Mangano, Suozzi Focus On Nassau County Finances During Second Debate
WOODBURY, N.Y. (CBSNewYork/AP) — Nassau County Executive Edward Mangano and Democratic challenger Thomas Suozzi focused on financial issues, but also touched on matters such as immigration, casinos and the Nassau Coliseum during their second debate Tuesday.
During the debate, which was sponsored by the Long Island Association, Mangano touted the fact that he has not raised property taxes while Suozzi said the county’s debt has grown under Mangano’s watch.
“I have no plan to raise real property taxes, I think they’re regressive,” Mangano said. “I have zero plans to raise real property taxes, that’s for sure.”
“He borrowed money, he’s been borrowing money to the point that we have the highest debt in the history of Nassau County,” Suozzi said.
The hour-long debate was held one week before voters head to the polls to decide who will be county executive.

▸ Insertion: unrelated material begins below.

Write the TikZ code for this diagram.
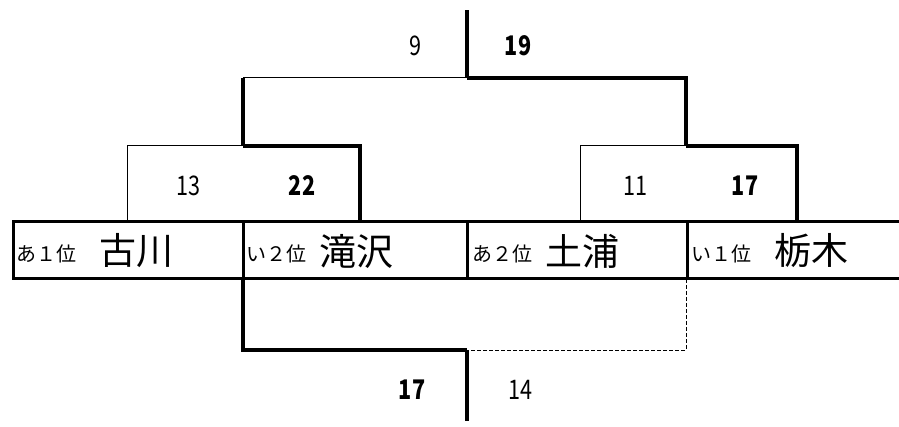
\documentclass[tikz,border=0pt]{standalone}
\usepackage{fontspec}
\setmainfont{Noto Sans CJK JP}
\newfontfamily\numfont[FakeStretch=0.8]{Noto Sans CJK JP}
\usetikzlibrary{positioning}

\tikzset{
  win/.style={line width=4pt},
  lose/.style={line width=1pt},
  undecided/.style={line width=1pt, dash pattern=on 4pt off 2pt},
  cellline/.style={line width=3pt},
  rank/.style={anchor=west, inner sep=0pt, font=\fontsize{20}{22}\selectfont},
  team/.style={inner sep=0pt, font=\fontsize{37}{40}\selectfont},
  score/.style={inner sep=0pt, font=\numfont\fontsize{27}{29}\selectfont},
  topscore/.style={score, font=\numfont\fontsize{27}{29}\selectfont\bfseries}
}

\begin{document}
\begin{tikzpicture}[x=1pt, y=-1pt]
    \useasboundingbox (0,0) rectangle (899,427);

    % Team row
    \draw[cellline] (899,222) -- (13,222) -- (13,279) -- (899,279);
    \foreach \x in {243,467,687} {
        \draw[cellline] (\x,222) -- (\x,279);
    }
    \node[rank] (r1) at (16,254) {あ１位};
    \node[team] (furukawa) at (136,251) {古川};
    \node[rank] (r2) at (246,254) {い２位};
    \node[team] (takizawa) at (356,251) {滝沢};
    \node[rank] (r3) at (472,254) {あ２位};
    \node[team] (tsuchiura) at (582,251) {土浦};
    \node[rank] (r4) at (691,254) {い１位};
    \node[team] (tochigi) at (811,251) {栃木};

    % Bracket points
    \coordinate (furukawaTop) at (127,222);
    \coordinate (takizawaTop) at (360,222);
    \coordinate (tsuchiuraTop) at (580,222);
    \coordinate (tochigiTop) at (797,222);
    \coordinate (semiA) at (243,146);
    \coordinate (semiB) at (686,146);
    \coordinate (final) at (467,78);
    \coordinate (champ) at (467,10);

    % First round
    \draw[lose] (furukawaTop) |- (semiA);
    \draw[win] (takizawaTop) |- (semiA);
    \draw[lose] (tsuchiuraTop) |- (semiB);
    \draw[win] (tochigiTop) |- (semiB);
    \node[score] (s13) at (188,186) {13};
    \node[topscore] (s22) at (302,186) {22};
    \node[score] (s11) at (635,186) {11};
    \node[topscore] (s17a) at (745,186) {17};

    % Final
    \draw[win] (semiA) -- (semiA |- final);
    \draw[lose] (semiA |- final) -- (final);
    \draw[win] (semiB) |- (final);
    \draw[win] (final) -- (champ);
    \node[score] (s9) at (415,46) {9};
    \node[topscore] (s19) at (518,46) {19};

    % Lower match
    \coordinate (lowA) at (243,279);
    \coordinate (lowB) at (686,279);
    \coordinate (lowMid) at (467,350);
    \coordinate (lowEnd) at (467,421);
    \draw[win] (lowA) |- (lowMid);
    \draw[undecided] (lowB) |- (lowMid);
    \draw[win] (lowMid) -- (lowEnd);
    \node[topscore] (s17b) at (412,390) {17};
    \node[score] (s14) at (520,390) {14};

\end{tikzpicture}
\end{document}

It’s a rematch of a race decided four years ago by fewer than 400 votes: Republican Mangano, who swept into office amid growing tea party sentiment, is trumpeting his record of not raising taxes against Suozzi, a former rising star in state Democratic politics seeking to regain his old job as county executive.
The contest is seen as a barometer of the national political mood, according to one expert.
“People from all over the country will be watching the results for hints about 2014,” said Lawrence Levy, executive dean of the Hofstra University National Center for Suburban Studies. He noted Nassau County is viewed as a typical suburban swing county by political observers.
“Will dissatisfaction over the rollout of Obamacare hurt Democrat Suozzi? Will the anger at conservatives over the government shutdown damage Republican Mangano?” Levy said.
Suozzi, who was beaten by Eliot Spitzer in the 2006 Democratic primary for governor and had been widely viewed as a politician with aspirations beyond Long Island, concedes he was chastened by Mangano’s victory in 2009 and admits he took his opponent too lightly. Suozzi left more than $1 million unspent in his losing re-election bid for county executive.
This time, Suozzi is promising voters that if he is returned to the county executive’s office, he will not run for higher office.
Suozzi has claimed Mangano has mismanaged the county’s finances, which have been under the supervision of a state-appointed fiscal watchdog since 1999 — predating both officials’ elections.
Mangano has blitzed the airwaves with commercials touting his record of not raising taxes, as well as his experience handling the aftermath of Superstorm Sandy. He also is credited with brokering a deal for private developers to rebuild the crumbling Nassau Veterans Memorial Coliseum and surrounding property in the heart of the county.
During the debate, Mangano touted the Coliseum deal is not costing taxpayers a dime, but Suozzi said it has cost Long Island the New York Islanders.
“I asked the people do you want to invest $400 million and keep the Islanders in their entirety, but you have to listen to the people, they said no,” Mangano said.
A recent poll put Mangano at a 17-point lead over Suozzi.